As in most legal matters, if you want to draft a prenuptial agreement, you may be best served by hiring an attorney well-versed in this area. These can be detailed, complicated documents that are difficult to formulate and format. No two will be alike.

That said, there are a variety of online forms, templates, and do-it-yourself resources available. These documents must address a number of areas of both marriage and divorce, and though you may think you’re saving a few dollars by handling the matter yourself, it can hurt you in the long run.

Given the intricacies involved, unless a prenuptial agreement is carefully and painstakingly crafted, it may not be enforced by the court. And if not, you may waste a great deal of time and fail to protect your assets after all.

A skilled attorney can help you create an arrangement that is more likely to stand up in front of a judge. Both parties may want to retain legal services to make sure that their well-being is equally addressed, that neither is at a disadvantage, and that there is actual legal weight to this agreement.
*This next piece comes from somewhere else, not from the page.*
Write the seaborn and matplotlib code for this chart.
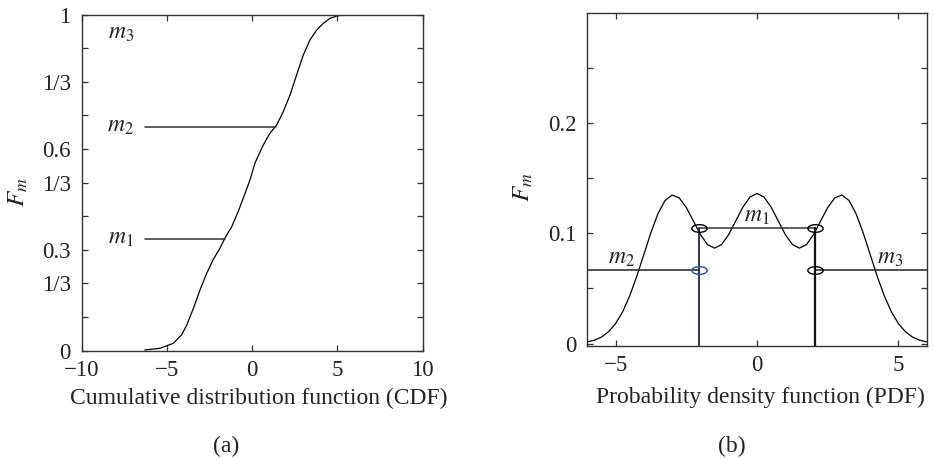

Do You Need A Prenuptial Agreement?

Perhaps the biggest question in play is whether or not you need a prenuptial agreement in the first place?

Still, even faced with overwhelming statistics, a startlingly small number of couples opt for this type of contract. Some think this is a pessimistic approach, it amounts to betting against your marriage, and it may become a self-fulfilling prophecy. But depending on your circumstances, it might be something to look into. It can provide a bit of extra security you hope you’ll never need, but that you’ll likely be glad to have if you do.

There are a number of reasons you may want to consider a prenuptial agreement. A short list:

  • If one party is much wealthier than the other, it can protect preexisting assets.
  • If one spouse earns substantially more, this can limit future support payments.
  • Does one of you have a significant amount of debt? This can protect you from having to cover your ex’s liability.
  • Do you own a business and want to make sure it remains yours? You probably don’t want your former spouse as an unexpected partner.

In addition to safeguarding and separating individual property, prenuptial agreements can be used in a preemptive fashion. They can protect you if you stand to receive an inheritance, or shield a family estate coming your way. Should one of you quit your job in order to care for your children, such a contract can provide a safeguard and guarantee that the financial responsibility does not fall entirely on the non-working spouse after divorce.

Prenuptial agreements can be dense, complex documents, especially if you want them to actually hold up and be enforced during your divorce. With that as the goal, if you want to protect yourself, your assets, and your interests in an upcoming marriage, you may want to enlist the expertise of an experienced attorney.